There are so many facets of the solution to this issue and improving the public’s awareness of need of education is just one. The go-it-alone, take-care-of #1″ attitude on the part of the public which includes a devaluing of education in the arts, music and the great ideas of the past is another one. This is a problem which affects the whole world — not just us here in Hollywood and it requires a change of attitude. I know that we like to “fix” things with a pill, a check or some new legislation but it won’t work here. It’s like being fat: it didn’t happen overnight. It’s going to take articulate, dedicated leadership, such as people like you, who will take the time, study the problem and then dedicate the rest of their lives to educating the public.

For us, the composers, I think one solution is in more international organization. There are many success stories of individuals, minorities and even countries that have benefited by using the world stage to publicize their problems, by addressing the problem on an international level, by getting a better deal in another country, by selling their products at an international level, etc. No matter what we may think of the complications of thinking and acting globally, remember that it’s being done everyday by distributors and corporations who might not want to pay here but will pay in another country. I have seen music publishing companies get more out of a small, provincial, abusive country in the long run by giving an artist from that country a deal in the US, Canada or Europe —and then publicizing it. This publicity shames them in front of the world and they then change their ways because they don’t want to lose face —again. It came to light a few years ago that a major factor in the success of the Brown vs. The Board of Education decision by the US Supreme court in 1955 was that the US government decided to support desegregation because it had to respond to the argument that perhaps communism was a better way of life because at least it offered equality— and we obviously didn’t.
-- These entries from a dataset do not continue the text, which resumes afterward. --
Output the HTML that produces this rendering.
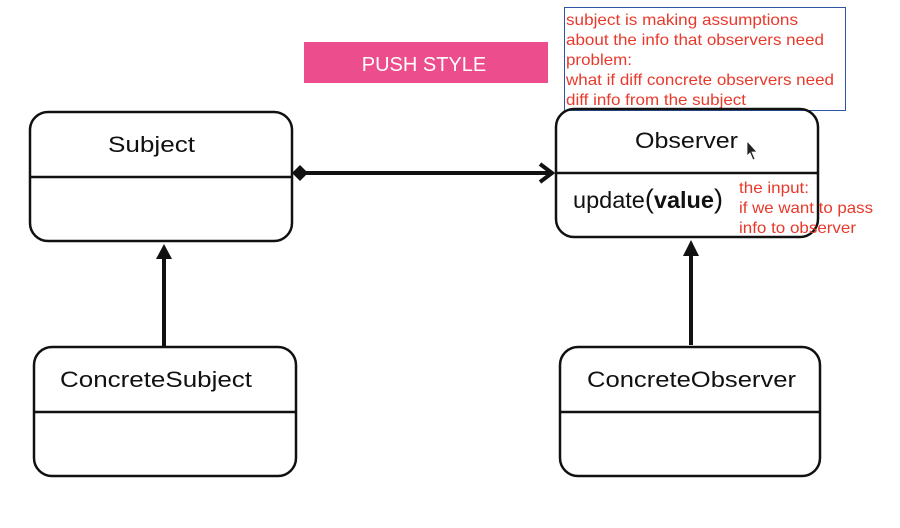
<!DOCTYPE html>
<html><head><meta charset="utf-8"><style>
html,body{margin:0;padding:0;background:#fff;}
svg{display:block;}
.t{font-family:"Liberation Sans",sans-serif;fill:#111;}
.r{font-family:"Liberation Sans",sans-serif;fill:#e8392b;font-size:16px;}
</style></head><body>
<svg width="900" height="528" viewBox="0 0 900 528" xmlns="http://www.w3.org/2000/svg">
<rect width="900" height="528" fill="#fff"/>
<rect x="304" y="42" width="244" height="41" fill="#ec4d8c"/>
<text x="424" y="71" text-anchor="middle" font-family="Liberation Sans,sans-serif" font-size="20" fill="#fff">PUSH STYLE</text>
<rect x="564.5" y="7.5" width="281" height="103" fill="#fff" stroke="#2e55a5" stroke-width="1"/>
<text class="r" x="566" y="25" textLength="232" lengthAdjust="spacingAndGlyphs">subject is making assumptions</text>
<text class="r" x="566" y="45" textLength="258" lengthAdjust="spacingAndGlyphs">about the info that observers need</text>
<text class="r" x="566" y="65" textLength="66" lengthAdjust="spacingAndGlyphs">problem:</text>
<text class="r" x="566" y="85" textLength="268" lengthAdjust="spacingAndGlyphs">what if diff concrete observers need</text>
<text class="r" x="566" y="105" textLength="180" lengthAdjust="spacingAndGlyphs">diff info from the subject</text>
<g fill="none" stroke="#111" stroke-width="2.5">
<rect x="30" y="112" width="262" height="129" rx="18"/>
<line x1="30" y1="177" x2="292" y2="177"/>
<rect x="556" y="109" width="262" height="128" rx="18"/>
<line x1="556" y1="173" x2="818" y2="173"/>
<rect x="34" y="347" width="262" height="129" rx="18"/>
<line x1="34" y1="412" x2="296" y2="412"/>
<rect x="560" y="347" width="260" height="129" rx="18"/>
<line x1="560" y1="412" x2="820" y2="412"/>
</g>
<text class="t" x="108" y="152" font-size="22" textLength="87" lengthAdjust="spacingAndGlyphs">Subject</text>
<text class="t" x="635" y="148" font-size="22" textLength="103" lengthAdjust="spacingAndGlyphs">Observer</text>
<text class="t" x="573" y="208" font-size="23.5">update<tspan font-size="27">(</tspan><tspan font-weight="bold">value</tspan><tspan font-size="27">)</tspan></text>
<text class="t" x="60" y="387" font-size="22" textLength="192" lengthAdjust="spacingAndGlyphs">ConcreteSubject</text>
<text class="t" x="587" y="387" font-size="22" textLength="209" lengthAdjust="spacingAndGlyphs">ConcreteObserver</text>
<path d="M747 141 L747 156 L750 153 L753 160 L755 159 L752 152 L757 152 Z" fill="#222" stroke="#fff" stroke-width="0.8"/>
<text class="r" x="739" y="193" textLength="70" lengthAdjust="spacingAndGlyphs">the input:</text>
<text class="r" x="739" y="213" textLength="134" lengthAdjust="spacingAndGlyphs">if we want to pass</text>
<text class="r" x="739" y="233" textLength="117" lengthAdjust="spacingAndGlyphs">info to observer</text>
<line x1="306" y1="173" x2="552" y2="173" stroke="#111" stroke-width="4"/>
<path d="M292 173 L300 165 L308 173 L300 181 Z" fill="#111"/>
<polyline points="540,164 552,173 540,182" fill="none" stroke="#111" stroke-width="4"/>
<line x1="164" y1="347" x2="164" y2="258" stroke="#111" stroke-width="4"/>
<path d="M164 244 L172 259 L156 259 Z" fill="#111"/>
<line x1="691" y1="345" x2="691" y2="254" stroke="#111" stroke-width="4"/>
<path d="M691 240 L699 256 L683 256 Z" fill="#111"/>
</svg>
</body></html>
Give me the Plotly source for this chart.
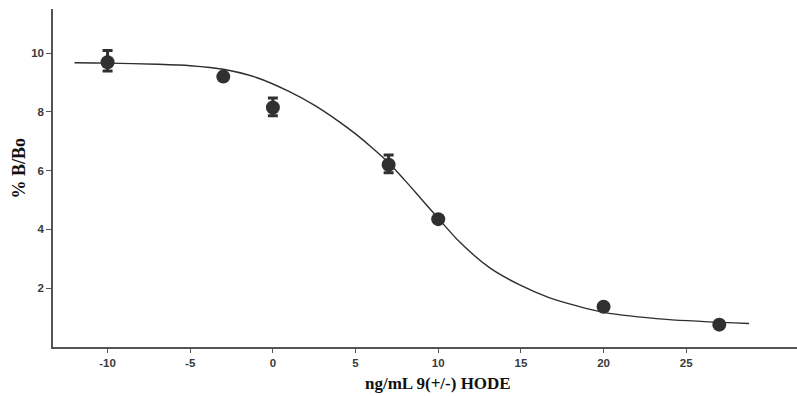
import plotly.graph_objects as go

# Measured data points
conc = [-10, -3, 0, 7, 10, 20, 27]
pct_b_bo = [9.69, 9.2, 8.15, 6.2, 4.35, 1.37, 0.76]
err_plus = [0.4, 0, 0.32, 0.33, 0, 0, 0]
err_minus = [0.3, 0, 0.28, 0.27, 0, 0, 0]

# Fitted curve
curve_x = [-12, -10, -7, -5, -3, -1, 1, 2.5, 4, 5, 6, 7, 8, 9, 10, 11.3, 13.1, 14.9, 16.7, 18.5, 20, 23.8, 28.8]
curve_y = [9.67, 9.66, 9.62, 9.57, 9.45, 9.17, 8.69, 8.23, 7.67, 7.25, 6.78, 6.27, 5.66, 5.02, 4.38, 3.57, 2.70, 2.12, 1.68, 1.38, 1.18, 0.94, 0.80]

x_ticks = [-10, -5, 0, 5, 10, 15, 20, 25]
y_ticks = [2, 4, 6, 8, 10]

fig = go.Figure()
fig.add_trace(go.Scatter(
    x=curve_x, y=curve_y, mode="lines", line=dict(color="#2e2e2e", width=1.4, shape="spline", smoothing=0.8),
    hoverinfo="skip", showlegend=False))
fig.add_trace(go.Scatter(
    x=conc, y=pct_b_bo, mode="markers",
    marker=dict(size=14, color="#303030"),
    error_y=dict(type="data", symmetric=False, array=err_plus, arrayminus=err_minus,
                 color="#303030", thickness=3, width=5),
    showlegend=False))

tickfont = dict(family="Liberation Sans, Arial, sans-serif", size=11.5, color="#3a3a3a")
fig.update_layout(
    width=797, height=396,
    margin=dict(l=53, r=0, t=9, b=49, autoexpand=False),
    paper_bgcolor="white", plot_bgcolor="white",
    xaxis=dict(range=[-13.3, 31.7], tickvals=x_ticks, ticktext=["<b>%d</b>" % v for v in x_ticks],
               showgrid=False, zeroline=False, showline=True, linecolor="#555555", linewidth=1.5,
               ticks="outside", ticklen=4, tickcolor="#555555", tickfont=tickfont),
    yaxis=dict(range=[0, 11.5], tickvals=y_ticks, ticktext=["<b>%d</b>" % v for v in y_ticks],
               showgrid=False, zeroline=False, showline=True, linecolor="#555555", linewidth=1.5,
               ticks="outside", ticklen=5, tickcolor="#555555", tickfont=tickfont),
    annotations=[
        dict(text="<b>ng/mL 9(+/-) HODE</b>", xref="paper", yref="paper",
             x=(438 - 53) / 744, y=-(383 - 347) / 338, xanchor="center", yanchor="middle",
             showarrow=False, font=dict(family="Liberation Serif, Times New Roman, serif", size=17, color="#111111")),
        dict(text="<b>% B/Bo</b>", xref="paper", yref="paper", textangle=-90,
             x=-(53 - 18) / 744, y=(347 - 168.5) / 338, xanchor="center", yanchor="middle",
             showarrow=False, font=dict(family="Liberation Serif, Times New Roman, serif", size=18, color="#111111")),
    ],
)
fig.write_html("out.html", config={"displayModeBar": False},
               post_script="document.body.style.margin='0';document.body.style.overflow='hidden';")
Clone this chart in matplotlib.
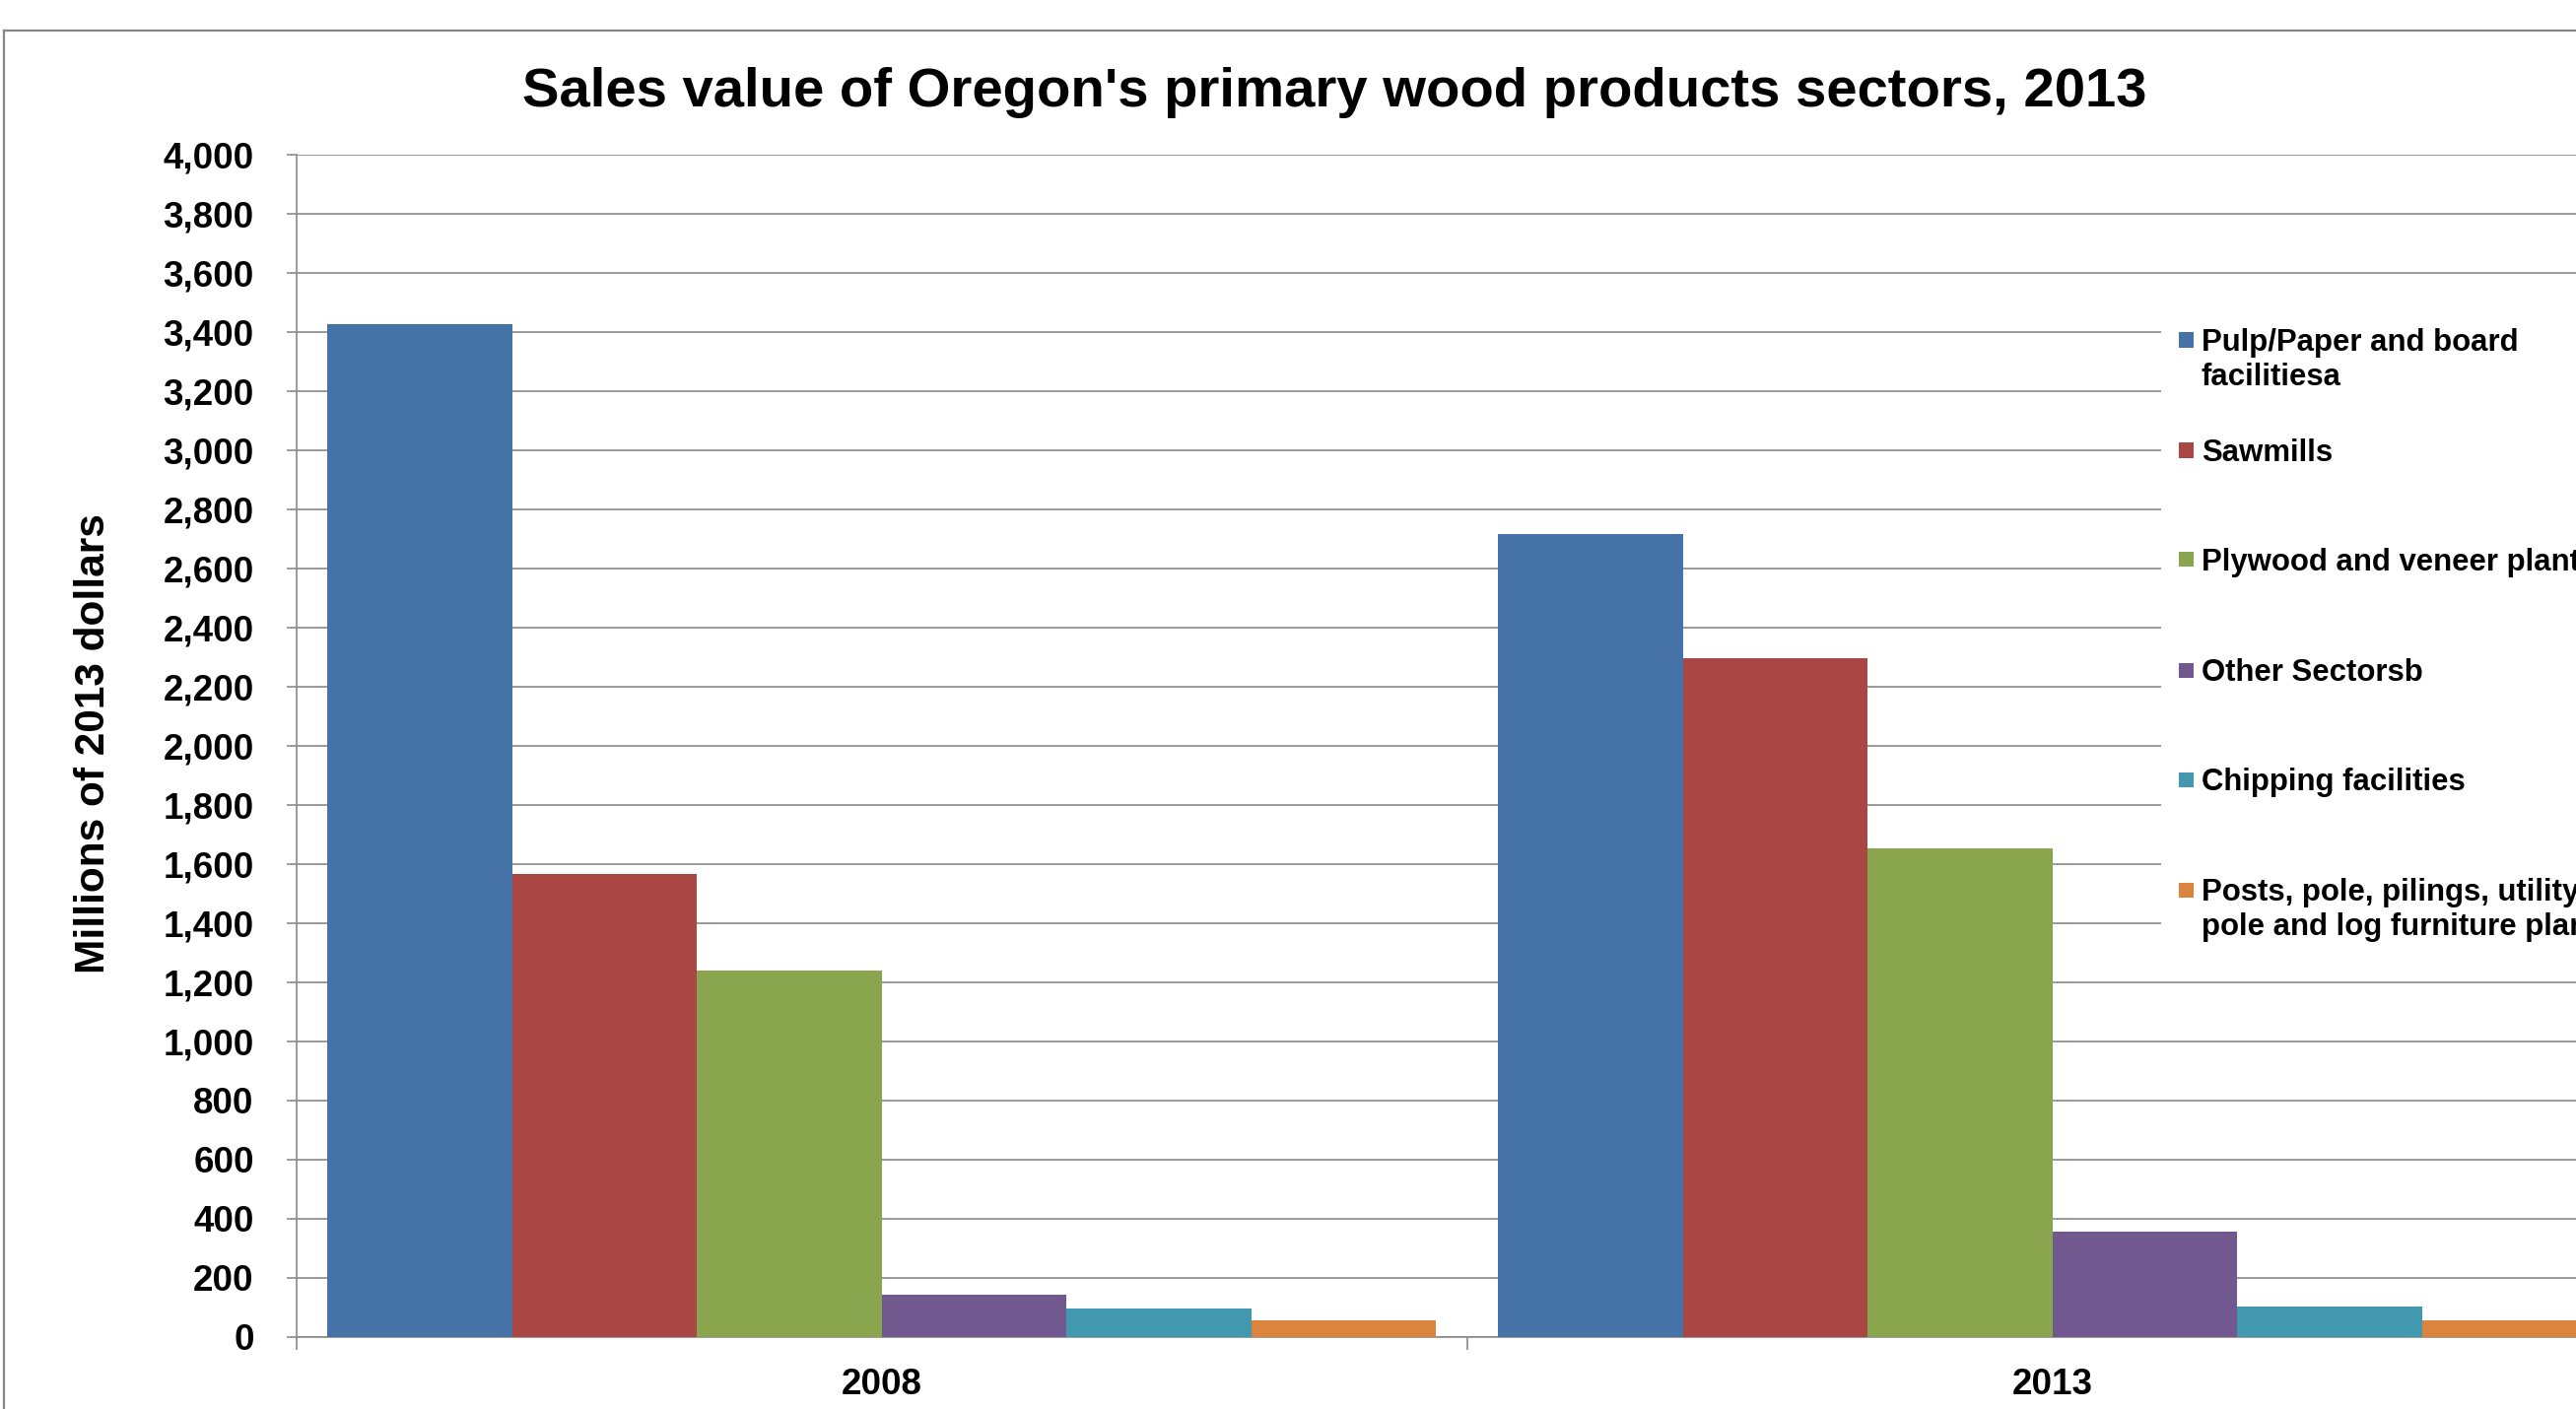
import numpy as np
import matplotlib
matplotlib.use("Agg")
import matplotlib.pyplot as plt
from matplotlib.patches import Rectangle
from matplotlib.lines import Line2D
from matplotlib.ticker import FuncFormatter

plt.rcParams['font.family'] = ['Liberation Sans', 'DejaVu Sans']
plt.rcParams['font.weight'] = 'bold'

# data (millions of 2013 dollars)
years = ["2008", "2013"]
sectors = [
    "Pulp/Paper and board\nfacilitiesa",
    "Sawmills",
    "Plywood and veneer plants",
    "Other Sectorsb",
    "Chipping facilities",
    "Posts, pole, pilings, utility\npole and log furniture plants",
]
pulp_paper = [3427, 2715]
sawmills = [1566, 2295]
plywood = [1241, 1652]
other = [142, 357]
chipping = [96, 102]
posts = [57, 57]
series = [pulp_paper, sawmills, plywood, other, chipping, posts]
colors = ["#4572A7", "#AA4643", "#89A54E", "#71588F", "#4198AF", "#DB843D"]
yticks = list(range(0, 4001, 200))

W, H = 2614, 1430
grid_col = "#8a8a8a"

fig = plt.figure(figsize=(W / 100, H / 100), dpi=100)

# plot area in pixels (right edge runs past the picture, as in the reference)
left, right, top, bottom = 300.7, 2677, 156.7, 1357
ax = fig.add_axes([left / W, 1 - bottom / H, (right - left) / W, (bottom - top) / H])

x = np.arange(len(years))
group = 0.947
w = group / len(series)
for i, (vals, c) in enumerate(zip(series, colors)):
    ax.bar(x - group / 2 + w * (i + 0.5), vals, width=w, color=c, zorder=3, linewidth=0)

ax.set_xlim(-0.5, len(years) - 0.5)
ax.set_ylim(0, 4000)
ax.set_yticks(yticks)
ax.yaxis.set_major_formatter(FuncFormatter(lambda v, p: f"{int(v):,}"))
ax.grid(axis='y', color=grid_col, linewidth=1.2, zorder=0)
ax.set_axisbelow(True)

for s in ['top', 'right']:
    ax.spines[s].set_visible(False)
for s in ['left', 'bottom']:
    ax.spines[s].set_color(grid_col)
    ax.spines[s].set_linewidth(1.2)

ax.tick_params(axis='y', direction='out', length=7.2, width=1.2, color=grid_col,
               pad=23.8, labelsize=26.5)
ax.set_xticks(x)
ax.set_xticklabels(years)
ax.set_xticks(np.arange(-0.5, len(years)), minor=True)
ax.tick_params(axis='x', which='major', length=0, pad=22, labelsize=26.5)
ax.tick_params(axis='x', which='minor', direction='out', length=9.4, width=1.2, color=grid_col)
for lab in ax.get_xticklabels() + ax.get_yticklabels():
    lab.set_fontweight('bold')

# white box behind the legend, covering the gridlines
ax.add_patch(Rectangle((2193 / W, 1 - 970 / H), (W - 2193) / W, (970 - 300) / H,
                       transform=fig.transFigure, facecolor='white', edgecolor='none',
                       zorder=5, clip_on=False))

# legend drawn entry by entry; marker sits on the first text line
first_line = [345, 457, 568, 680, 791, 903]
for lab, c, yc in zip(sectors, colors, first_line):
    fig.patches.append(Rectangle((2211 / W, 1 - (yc + 7.5) / H), 15 / W, 15 / H,
                                 transform=fig.transFigure, facecolor=c,
                                 edgecolor='none', zorder=6))
    fig.text(2234 / W, 1 - (yc - 12) / H, lab, fontsize=22.4, fontweight='bold',
             ha='left', va='top', zorder=6)

fig.text(1354 / W, 1 - 108.3 / H, "Sales value of Oregon's primary wood products sectors, 2013",
         fontsize=40.5, fontweight='bold', ha='center', va='baseline')
fig.text(95 / W, 1 - 755 / H, "Millions of 2013 dollars", fontsize=30.5, fontweight='bold',
         rotation=90, ha='center', va='center')

# outer chart-area border (top and left visible)
fig.add_artist(Line2D([3.5 / W, 3.5 / W], [0, 1 - 31 / H], transform=fig.transFigure,
                      color="#878787", linewidth=1.6))
fig.add_artist(Line2D([3.5 / W, 1], [1 - 31 / H, 1 - 31 / H], transform=fig.transFigure,
                      color="#878787", linewidth=1.6))

fig.savefig("out.png", dpi=100)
This shows that in spite of claiming otherwise, what the rest of the planet thinks is critical to us here in the US.

Never-the-less, I haven’t figured out yet specifically what we as composers could do, i.e., how we could take action. Wouldn’t it be great if we could join some kind of performance organization, i.e., from another country, which could collect for us the way we want? Wouldn’t that be great? Don’t dismiss this as an idealist notion: When publishing companies started signing artists in other countries and then getting them deals with ASCAP or BMI, it didn’t threaten anyone. However, I have seen at least one major composer in the US get tired of hearing excuses from our performance orgs for collections that were sloppy, one-sided, and unfair and so they moved their whole catalog to another performance org. They even got an advance doing so!

The movies and the music are the last thing that America has to offer that the world is still crazy about; only we are to blame if we don’t take advantage of this and begin thinking and acting more globally.

Best wishes,

Tim McLane

By Tony Lavorgna on February 28th, 2014 at 3:28 pm

Are you serious?
My song Inspiration is in the new movie The David Dance.
You mean if 10,000,000 people in the US see this movie in public theatres I don’t get a dime in Royalties?
This is hard to believe. This is very unfair. Don’t the composers of the songs in the movies care about these things?